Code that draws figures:
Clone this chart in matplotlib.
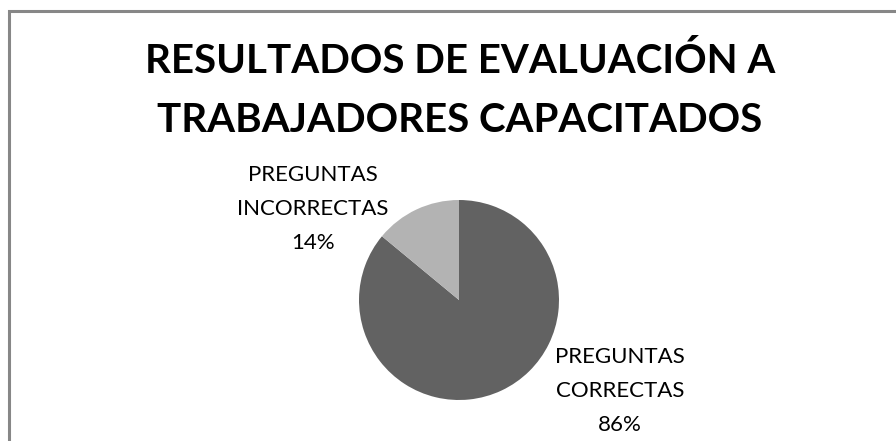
import matplotlib
matplotlib.use('Agg')
import matplotlib.pyplot as plt

# evaluation results
categories = ['PREGUNTAS\nCORRECTAS', 'PREGUNTAS\nINCORRECTAS']
values = [86, 14]
colors = ['#626262', '#b3b3b3']
title = 'RESULTADOS DE EVALUACIÓN A\nTRABAJADORES CAPACITADOS'

W, H = 896, 441
fig = plt.figure(figsize=(W / 100, H / 100), dpi=100)
ax = fig.add_axes([0, 0, 1, 1])

# pie drawn in pixel-like data units, y going up
cx, cy, r = 459, H - 300, 100
wedges, _ = ax.pie(values, colors=colors, startangle=90, counterclock=False,
                   center=(cx, cy), radius=r, frame=True,
                   wedgeprops=dict(linewidth=0))

ax.set_xlim(0, W)
ax.set_ylim(0, H)
ax.set_aspect('equal')
ax.axis('off')

# chart area border
ax.plot([9, 9, W + 5], [-5, H - 11, H - 11], color='#878787', lw=2.2,
        solid_joinstyle='miter', clip_on=False)

ax.text(460, H - 90.5, title, ha='center', va='center', fontsize=29,
        fontweight='bold', family='Lato', linespacing=1.72)

# data labels
label_pos = [(620, H - 391), (313, H - 209)]
total = sum(values)
for name, v, (x, y) in zip(categories, values, label_pos):
    ax.text(x, y, f'{name}\n{round(100 * v / total)}%', ha='center',
            va='center', fontsize=16, family='Lato', linespacing=1.87)

fig.savefig('out.png', dpi=100)
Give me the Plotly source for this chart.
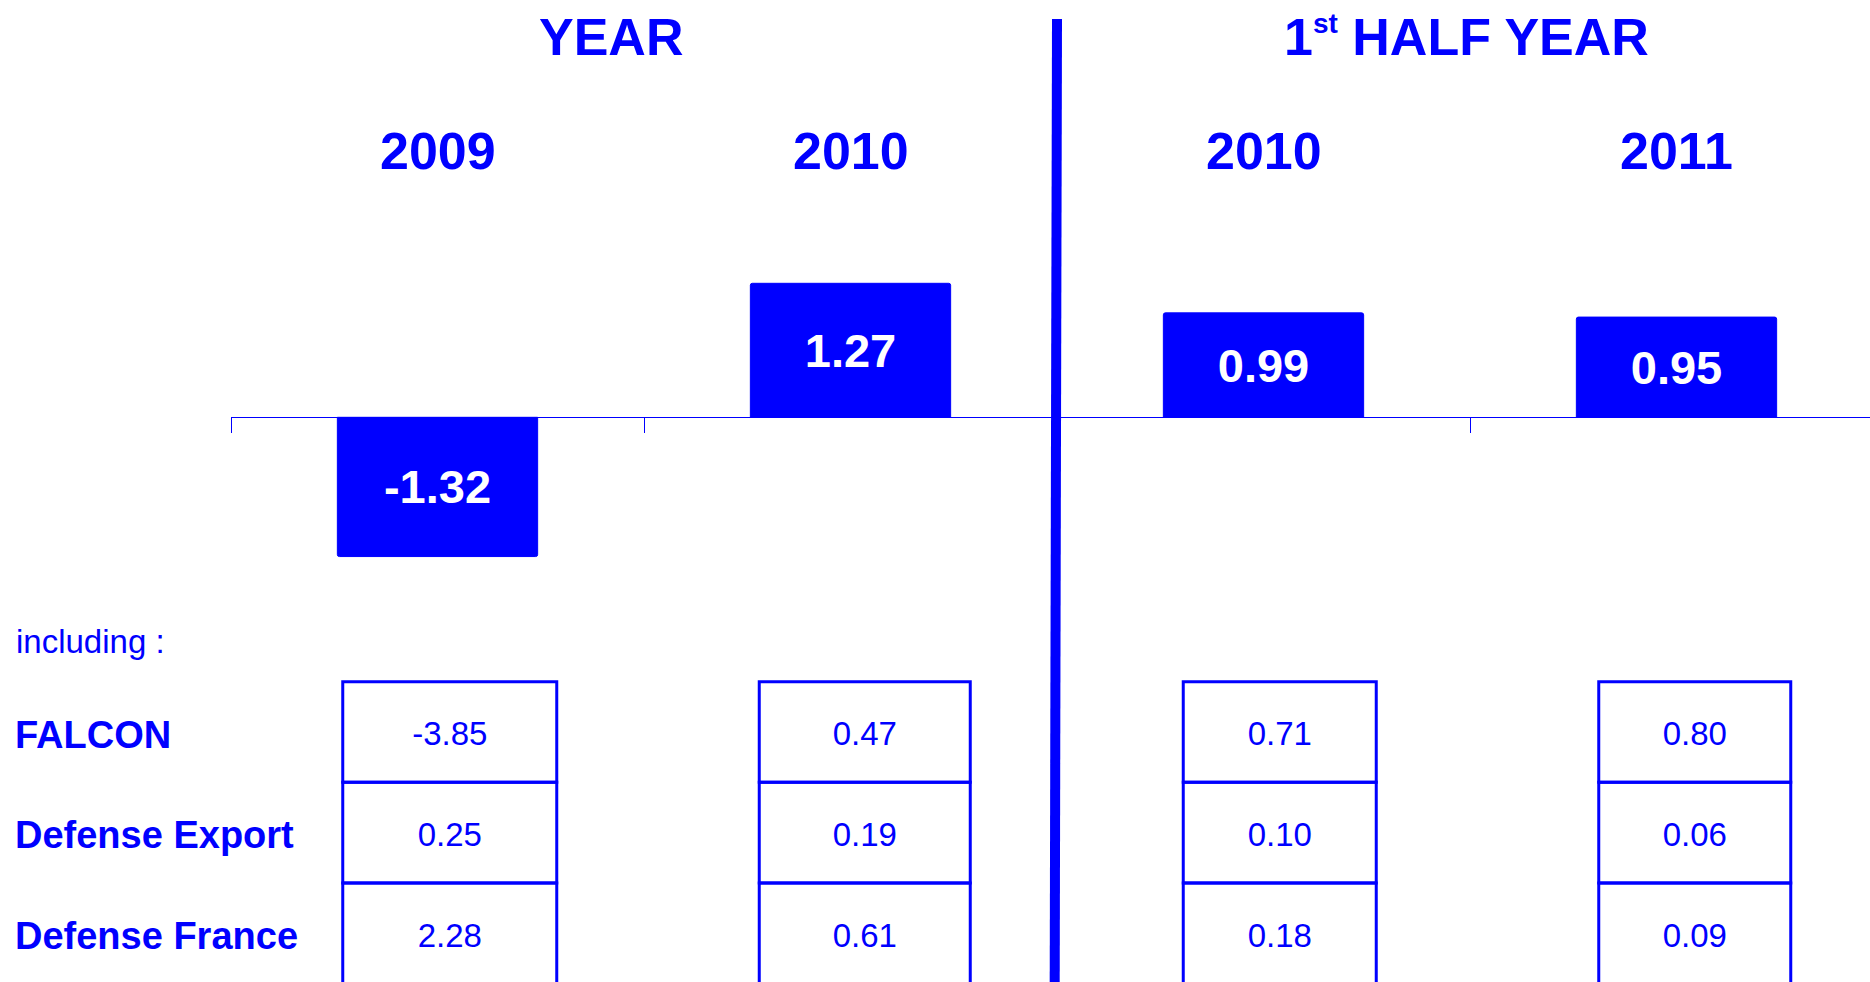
import plotly.graph_objects as go

# ---------------- data ----------------
periods = ["FY 2009", "FY 2010", "H1 2010", "H1 2011"]
year_labels = ["2009", "2010", "2010", "2011"]
eps = [-1.32, 1.27, 0.99, 0.95]

segments = ["FALCON", "Defense Export", "Defense France"]
falcon = [-3.85, 0.47, 0.71, 0.80]
defense_export = [0.25, 0.19, 0.10, 0.06]
defense_france = [2.28, 0.61, 0.18, 0.09]

group_titles = ["YEAR", "1<sup><span style='font-size:28px'>st</span></sup> HALF YEAR"]

# ---------------- layout constants ----------------
W, H = 1870, 982
BLUE = "#0000FF"
FONT = "Liberation Sans, Arial, sans-serif"


def px(x):
    return x / W


def py(y):
    return 1 - y / H


# bar chart geometry
x_left = 231          # pixel where axis starts
cat_px = 413          # pixels per category
zero_y = 417.3        # pixel of value 0
unit_px = 105.5       # pixels per unit
# table geometry
tbl_x0 = 449.75       # pixel centre of first table column
tbl_step = 415.0
tbl_row0 = 732.0
tbl_row_h = 100.7
col_widths_px = [214, 211, 193, 192]
text_dy = 0.05        # small downward nudge of cell text (in rows)

fig = go.Figure()

fig.add_trace(go.Bar(
    x=periods, y=eps,
    marker=dict(color=BLUE, line=dict(color=BLUE, width=1), cornerradius=2),
    width=0.485,
    text=[f"{v:.2f}" for v in eps],
    textposition="inside", insidetextanchor="middle", textangle=0,
    constraintext="none",
    textfont=dict(family=FONT, size=47, color="white", weight="bold"),
    hoverinfo="skip", showlegend=False,
    xaxis="x", yaxis="y",
))

# table values
rows = [falcon, defense_export, defense_france]
tx, ty, tt = [], [], []
for r, vals in enumerate(rows):
    for i, v in enumerate(vals):
        tx.append(i)
        ty.append(r + text_dy)
        tt.append(f"{v:.2f}")
fig.add_trace(go.Scatter(
    x=tx, y=ty, text=tt, mode="text", textposition="middle center",
    textfont=dict(family=FONT, size=33, color=BLUE),
    hoverinfo="skip", showlegend=False,
    xaxis="x2", yaxis="y2",
))

shapes = []
for r in range(len(rows)):
    for i in range(len(periods)):
        hw = col_widths_px[i] / 2 / tbl_step
        shapes.append(dict(
            type="rect", xref="x2", yref="y2",
            x0=i - hw, x1=i + hw, y0=r - 0.5, y1=r + 0.5,
            line=dict(color=BLUE, width=3), layer="above",
        ))

# divider line
shapes.append(dict(
    type="line", xref="paper", yref="paper",
    x0=px(1057), y0=py(19), x1=px(1054.7), y1=0,
    line=dict(color=BLUE, width=10), layer="above",
))

annotations = []
# group titles
annotations.append(dict(
    text=group_titles[0], x=px(611), y=py(37), xref="paper", yref="paper",
    showarrow=False, xanchor="center", yanchor="middle",
    font=dict(family=FONT, size=52, color=BLUE, weight="bold"),
))
annotations.append(dict(
    text=group_titles[1], x=px(1466.7), y=py(37), xref="paper", yref="paper",
    showarrow=False, xanchor="center", yanchor="middle",
    font=dict(family=FONT, size=52, color=BLUE, weight="bold"),
))
# year labels over each bar (category index positions)
for i, lab in enumerate(year_labels):
    annotations.append(dict(
        text=lab, x=i, y=py(151), xref="x", yref="paper",
        showarrow=False, xanchor="center", yanchor="middle",
        font=dict(family=FONT, size=52, color=BLUE, weight="bold"),
    ))
# "including :"
annotations.append(dict(
    text="including :", x=px(14), y=py(641), xref="paper", yref="paper",
    showarrow=False, xanchor="left", yanchor="middle",
    font=dict(family=FONT, size=33, color=BLUE),
))
# row labels
for r, seg in enumerate(segments):
    annotations.append(dict(
        text=seg, x=px(13), y=r + text_dy / 2, xref="paper", yref="y2",
        showarrow=False, xanchor="left", yanchor="middle",
        font=dict(family=FONT, size=38, color=BLUE, weight="bold"),
    ))

x_range_end = -0.5 + (W - x_left) / cat_px
tbl_range = [(0 - tbl_x0) / tbl_step, (W - tbl_x0) / tbl_step]

fig.update_layout(
    width=W, height=H,
    margin=dict(l=0, r=0, t=0, b=0),
    paper_bgcolor="white", plot_bgcolor="rgba(0,0,0,0)",
    showlegend=False,
    xaxis=dict(
        type="category", domain=[px(x_left), 1],
        range=[-0.5, x_range_end],
        anchor="free", position=py(zero_y),
        showline=True, linecolor=BLUE, linewidth=1,
        ticks="outside", tickson="boundaries", ticklen=15, tickwidth=1, tickcolor=BLUE,
        showticklabels=False, showgrid=False, zeroline=False, fixedrange=True,
    ),
    yaxis=dict(
        domain=[0, 1],
        range=[-(H - zero_y) / unit_px, zero_y / unit_px],
        visible=False, fixedrange=True,
    ),
    xaxis2=dict(
        domain=[0, 1], range=tbl_range, visible=False,
        anchor="y2", fixedrange=True,
    ),
    yaxis2=dict(
        domain=[0, 1],
        range=[(H - tbl_row0) / tbl_row_h, (0 - tbl_row0) / tbl_row_h],
        visible=False, anchor="x2", fixedrange=True,
    ),
    shapes=shapes,
    annotations=annotations,
    font=dict(family=FONT, color=BLUE),
)

fig.write_html(
    "out.html",
    config={"displayModeBar": False, "staticPlot": True},
    post_script="document.body.style.margin='0';document.body.style.overflow='hidden';",
)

- **Required work**
Repeat exactly the lines from the first line of the records above through the line containing "title = 'RESULTADOS", both included. Leave out the pictures.

- **Exercise solution**
Clone this chart in matplotlib.
import matplotlib
matplotlib.use('Agg')
import matplotlib.pyplot as plt

# evaluation results
categories = ['PREGUNTAS\nCORRECTAS', 'PREGUNTAS\nINCORRECTAS']
values = [86, 14]
colors = ['#626262', '#b3b3b3']
title = 'RESULTADOS DE EVALUACIÓN A\nTRABAJADORES CAPACITADOS'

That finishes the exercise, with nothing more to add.